— START OF EXTRACTED ENTRIES —

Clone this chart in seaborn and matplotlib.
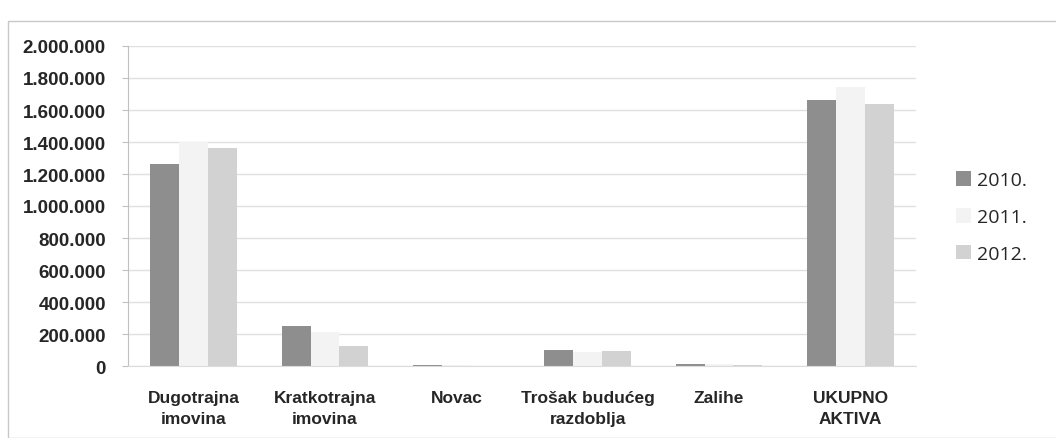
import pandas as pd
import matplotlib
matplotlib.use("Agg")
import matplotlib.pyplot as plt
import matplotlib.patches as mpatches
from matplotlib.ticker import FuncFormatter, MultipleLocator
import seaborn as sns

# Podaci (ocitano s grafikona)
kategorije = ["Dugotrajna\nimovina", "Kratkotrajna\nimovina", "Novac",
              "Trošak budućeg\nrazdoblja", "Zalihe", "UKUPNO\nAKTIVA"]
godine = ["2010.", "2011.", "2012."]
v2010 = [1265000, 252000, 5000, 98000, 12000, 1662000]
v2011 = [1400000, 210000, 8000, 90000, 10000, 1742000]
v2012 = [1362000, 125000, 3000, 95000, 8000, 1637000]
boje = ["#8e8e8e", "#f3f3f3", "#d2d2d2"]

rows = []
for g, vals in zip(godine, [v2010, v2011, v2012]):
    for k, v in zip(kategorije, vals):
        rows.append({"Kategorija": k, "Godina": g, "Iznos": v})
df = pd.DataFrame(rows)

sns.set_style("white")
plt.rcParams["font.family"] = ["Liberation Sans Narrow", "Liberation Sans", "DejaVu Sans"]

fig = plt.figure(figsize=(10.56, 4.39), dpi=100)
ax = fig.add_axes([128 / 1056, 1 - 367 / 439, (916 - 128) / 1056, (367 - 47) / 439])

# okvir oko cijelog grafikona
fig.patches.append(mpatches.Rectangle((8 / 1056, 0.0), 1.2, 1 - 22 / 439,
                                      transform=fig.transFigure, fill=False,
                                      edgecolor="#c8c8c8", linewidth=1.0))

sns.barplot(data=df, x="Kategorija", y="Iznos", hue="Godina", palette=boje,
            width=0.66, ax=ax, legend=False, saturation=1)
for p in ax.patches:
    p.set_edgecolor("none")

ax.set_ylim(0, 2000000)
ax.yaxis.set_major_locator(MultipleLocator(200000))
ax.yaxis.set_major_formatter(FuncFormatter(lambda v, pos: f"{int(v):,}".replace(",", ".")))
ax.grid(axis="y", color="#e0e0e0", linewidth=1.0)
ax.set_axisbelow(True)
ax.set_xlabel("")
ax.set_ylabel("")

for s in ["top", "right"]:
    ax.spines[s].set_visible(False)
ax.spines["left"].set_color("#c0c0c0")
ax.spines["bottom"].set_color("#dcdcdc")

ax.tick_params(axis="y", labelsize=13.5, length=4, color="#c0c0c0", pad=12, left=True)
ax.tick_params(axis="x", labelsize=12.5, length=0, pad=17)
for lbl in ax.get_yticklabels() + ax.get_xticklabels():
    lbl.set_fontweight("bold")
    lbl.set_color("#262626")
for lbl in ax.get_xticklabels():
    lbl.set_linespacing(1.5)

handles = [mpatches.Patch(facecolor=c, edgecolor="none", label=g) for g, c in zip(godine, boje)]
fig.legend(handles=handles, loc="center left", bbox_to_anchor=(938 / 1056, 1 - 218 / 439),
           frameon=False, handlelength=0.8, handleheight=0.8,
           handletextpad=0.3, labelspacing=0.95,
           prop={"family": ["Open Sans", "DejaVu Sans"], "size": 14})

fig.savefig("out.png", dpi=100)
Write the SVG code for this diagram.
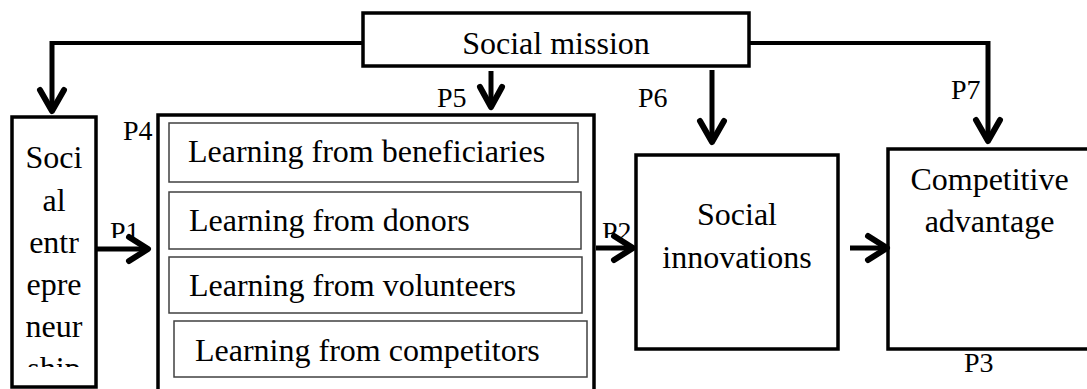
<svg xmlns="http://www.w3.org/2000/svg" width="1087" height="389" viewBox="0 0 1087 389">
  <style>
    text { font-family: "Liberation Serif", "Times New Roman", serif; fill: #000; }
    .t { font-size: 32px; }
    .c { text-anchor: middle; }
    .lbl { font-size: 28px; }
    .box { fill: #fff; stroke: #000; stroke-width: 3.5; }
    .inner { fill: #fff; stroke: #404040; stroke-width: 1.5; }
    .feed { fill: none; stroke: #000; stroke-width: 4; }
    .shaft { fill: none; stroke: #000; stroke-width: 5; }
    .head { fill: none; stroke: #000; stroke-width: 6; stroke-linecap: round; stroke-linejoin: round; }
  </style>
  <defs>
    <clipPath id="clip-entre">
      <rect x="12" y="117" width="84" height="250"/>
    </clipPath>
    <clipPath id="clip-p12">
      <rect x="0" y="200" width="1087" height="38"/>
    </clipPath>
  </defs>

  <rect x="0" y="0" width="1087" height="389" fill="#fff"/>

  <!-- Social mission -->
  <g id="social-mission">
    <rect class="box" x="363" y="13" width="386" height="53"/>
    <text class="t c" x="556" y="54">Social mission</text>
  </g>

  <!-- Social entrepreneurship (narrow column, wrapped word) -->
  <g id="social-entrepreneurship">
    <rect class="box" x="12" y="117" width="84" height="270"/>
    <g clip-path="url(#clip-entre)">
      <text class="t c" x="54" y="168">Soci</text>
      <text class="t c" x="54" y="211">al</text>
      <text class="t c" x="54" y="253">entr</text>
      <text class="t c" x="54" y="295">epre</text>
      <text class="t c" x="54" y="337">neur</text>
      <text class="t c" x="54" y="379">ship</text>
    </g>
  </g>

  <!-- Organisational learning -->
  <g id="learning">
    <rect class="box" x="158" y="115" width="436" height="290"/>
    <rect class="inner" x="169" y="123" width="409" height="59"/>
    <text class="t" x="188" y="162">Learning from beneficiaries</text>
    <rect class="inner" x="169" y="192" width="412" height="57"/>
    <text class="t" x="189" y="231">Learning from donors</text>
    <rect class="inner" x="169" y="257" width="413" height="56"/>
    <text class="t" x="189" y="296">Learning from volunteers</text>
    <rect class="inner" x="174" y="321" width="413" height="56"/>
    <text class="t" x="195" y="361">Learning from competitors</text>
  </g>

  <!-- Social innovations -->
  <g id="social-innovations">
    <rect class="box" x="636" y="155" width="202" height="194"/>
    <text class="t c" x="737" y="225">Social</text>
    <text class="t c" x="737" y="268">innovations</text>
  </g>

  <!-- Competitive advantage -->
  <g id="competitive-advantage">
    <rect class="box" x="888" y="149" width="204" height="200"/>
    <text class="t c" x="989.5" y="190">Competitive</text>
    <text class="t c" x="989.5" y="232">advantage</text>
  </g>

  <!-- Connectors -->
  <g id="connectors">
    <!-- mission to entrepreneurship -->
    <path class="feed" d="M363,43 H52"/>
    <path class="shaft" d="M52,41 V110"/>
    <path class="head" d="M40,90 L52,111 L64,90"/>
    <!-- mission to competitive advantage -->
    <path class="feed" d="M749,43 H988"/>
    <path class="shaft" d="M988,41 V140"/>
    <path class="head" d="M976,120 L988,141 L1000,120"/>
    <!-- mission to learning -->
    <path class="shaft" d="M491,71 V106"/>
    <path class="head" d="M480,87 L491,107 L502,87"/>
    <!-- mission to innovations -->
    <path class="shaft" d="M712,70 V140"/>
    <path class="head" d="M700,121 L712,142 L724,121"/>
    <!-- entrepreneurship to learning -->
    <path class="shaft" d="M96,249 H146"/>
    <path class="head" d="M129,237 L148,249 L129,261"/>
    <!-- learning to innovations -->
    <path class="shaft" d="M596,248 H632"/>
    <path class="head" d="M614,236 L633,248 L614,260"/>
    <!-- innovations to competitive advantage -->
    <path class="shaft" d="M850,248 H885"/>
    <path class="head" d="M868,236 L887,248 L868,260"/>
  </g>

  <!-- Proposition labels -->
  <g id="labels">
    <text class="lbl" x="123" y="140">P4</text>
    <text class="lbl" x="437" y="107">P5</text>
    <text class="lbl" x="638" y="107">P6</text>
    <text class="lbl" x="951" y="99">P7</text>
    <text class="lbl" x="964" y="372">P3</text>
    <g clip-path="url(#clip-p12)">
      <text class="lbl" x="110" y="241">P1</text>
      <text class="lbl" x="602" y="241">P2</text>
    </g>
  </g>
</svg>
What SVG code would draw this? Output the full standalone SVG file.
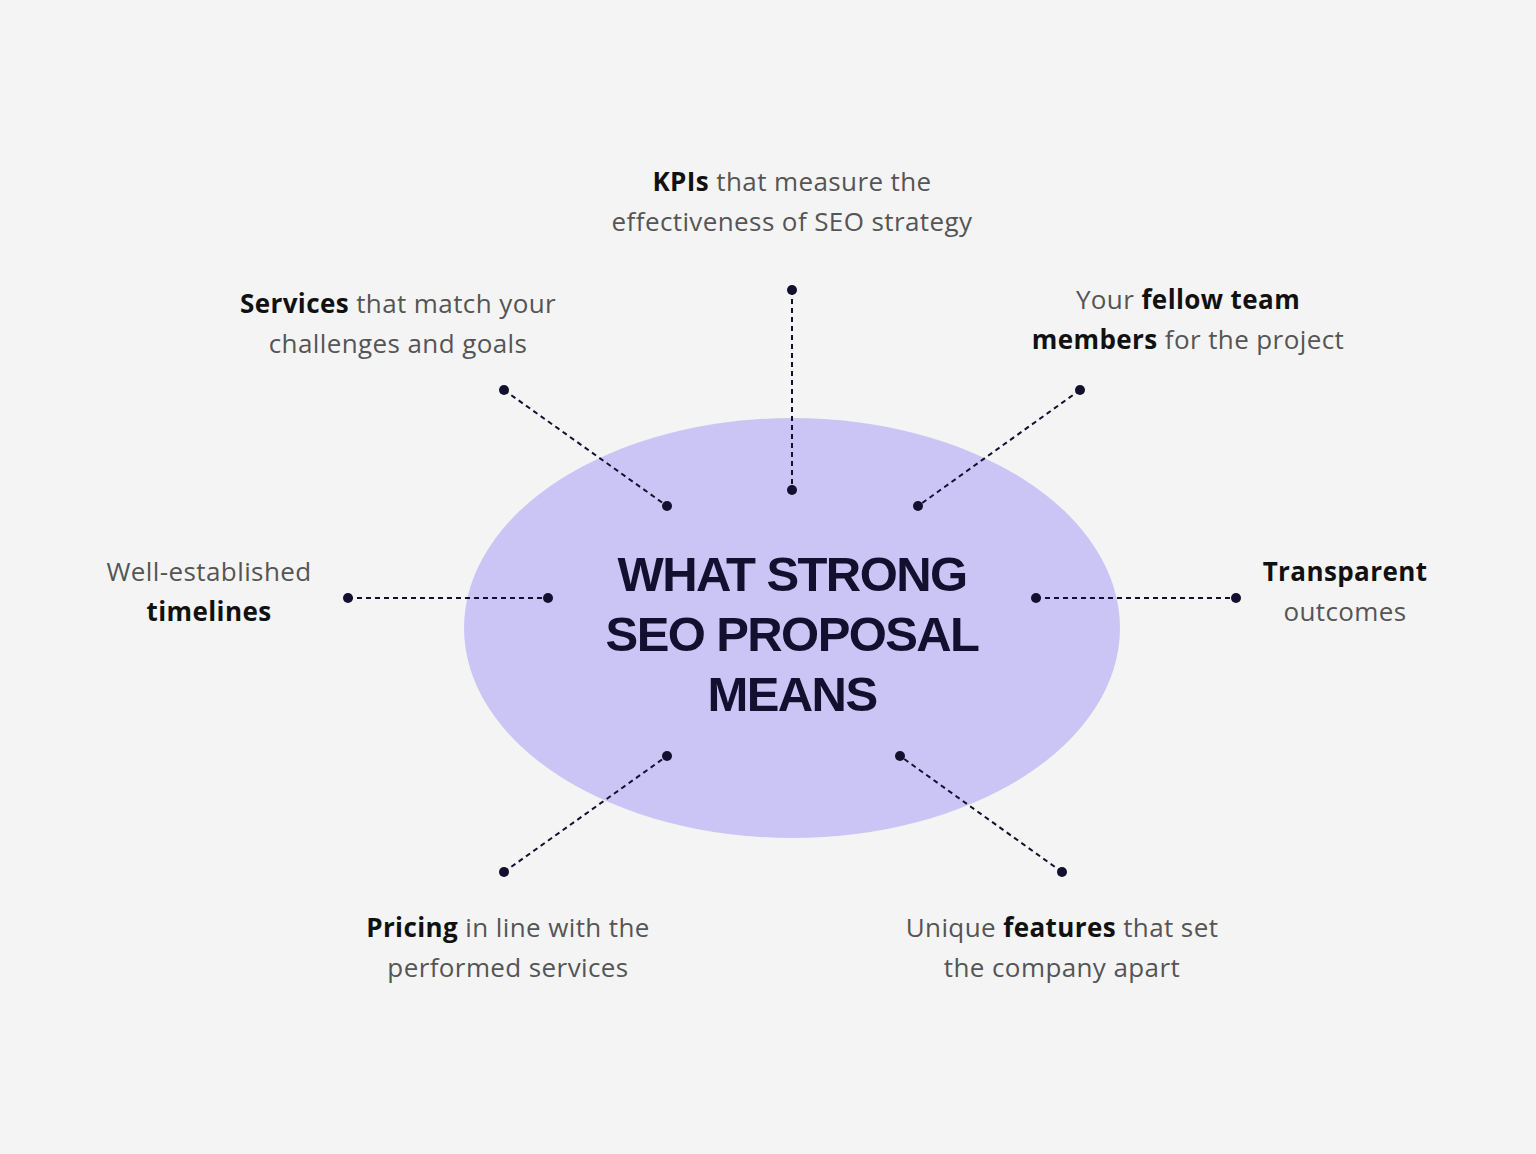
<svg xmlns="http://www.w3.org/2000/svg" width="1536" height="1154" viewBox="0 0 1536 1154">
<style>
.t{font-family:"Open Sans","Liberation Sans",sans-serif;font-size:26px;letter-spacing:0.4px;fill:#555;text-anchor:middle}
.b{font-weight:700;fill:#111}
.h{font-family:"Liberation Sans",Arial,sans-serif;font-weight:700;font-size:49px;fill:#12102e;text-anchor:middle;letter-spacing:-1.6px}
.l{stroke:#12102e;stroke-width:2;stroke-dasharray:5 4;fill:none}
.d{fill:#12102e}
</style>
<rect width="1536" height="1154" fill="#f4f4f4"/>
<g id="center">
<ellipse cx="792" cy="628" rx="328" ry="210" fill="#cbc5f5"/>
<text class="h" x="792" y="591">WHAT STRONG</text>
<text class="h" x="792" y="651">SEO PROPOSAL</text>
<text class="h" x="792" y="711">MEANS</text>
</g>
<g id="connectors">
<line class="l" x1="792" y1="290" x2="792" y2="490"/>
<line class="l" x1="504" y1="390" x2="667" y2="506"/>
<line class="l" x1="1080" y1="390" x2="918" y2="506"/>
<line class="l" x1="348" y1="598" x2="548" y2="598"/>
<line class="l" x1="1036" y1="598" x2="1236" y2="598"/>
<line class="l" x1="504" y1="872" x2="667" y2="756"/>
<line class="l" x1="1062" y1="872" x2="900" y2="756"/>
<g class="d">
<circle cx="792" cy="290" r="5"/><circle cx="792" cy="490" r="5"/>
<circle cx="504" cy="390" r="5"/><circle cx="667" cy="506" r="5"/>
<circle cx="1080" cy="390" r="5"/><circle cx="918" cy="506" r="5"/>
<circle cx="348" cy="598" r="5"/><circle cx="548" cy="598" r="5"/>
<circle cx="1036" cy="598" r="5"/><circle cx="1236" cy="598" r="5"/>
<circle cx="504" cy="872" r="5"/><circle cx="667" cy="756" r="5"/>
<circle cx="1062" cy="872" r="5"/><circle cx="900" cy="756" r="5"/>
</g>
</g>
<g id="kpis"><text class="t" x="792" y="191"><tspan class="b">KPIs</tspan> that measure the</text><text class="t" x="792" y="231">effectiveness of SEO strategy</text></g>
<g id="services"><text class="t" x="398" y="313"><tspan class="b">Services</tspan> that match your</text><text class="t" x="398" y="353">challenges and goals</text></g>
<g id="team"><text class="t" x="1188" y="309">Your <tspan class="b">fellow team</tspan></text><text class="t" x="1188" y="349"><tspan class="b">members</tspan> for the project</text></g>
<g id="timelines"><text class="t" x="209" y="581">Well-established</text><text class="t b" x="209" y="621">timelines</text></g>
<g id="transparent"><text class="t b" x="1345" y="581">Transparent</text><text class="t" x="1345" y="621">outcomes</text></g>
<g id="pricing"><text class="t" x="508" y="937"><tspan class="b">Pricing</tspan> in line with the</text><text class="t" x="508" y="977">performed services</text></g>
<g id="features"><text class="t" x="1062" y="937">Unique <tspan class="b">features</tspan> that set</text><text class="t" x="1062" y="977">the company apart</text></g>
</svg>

— END OF EXTRACTED ENTRIES —

## WHAT YOU ARE ASKED TO DO
Copy every single line of the material above that holds "seaborn".

## EXERCISE OUTPUT
Clone this chart in seaborn and matplotlib.
import seaborn as sns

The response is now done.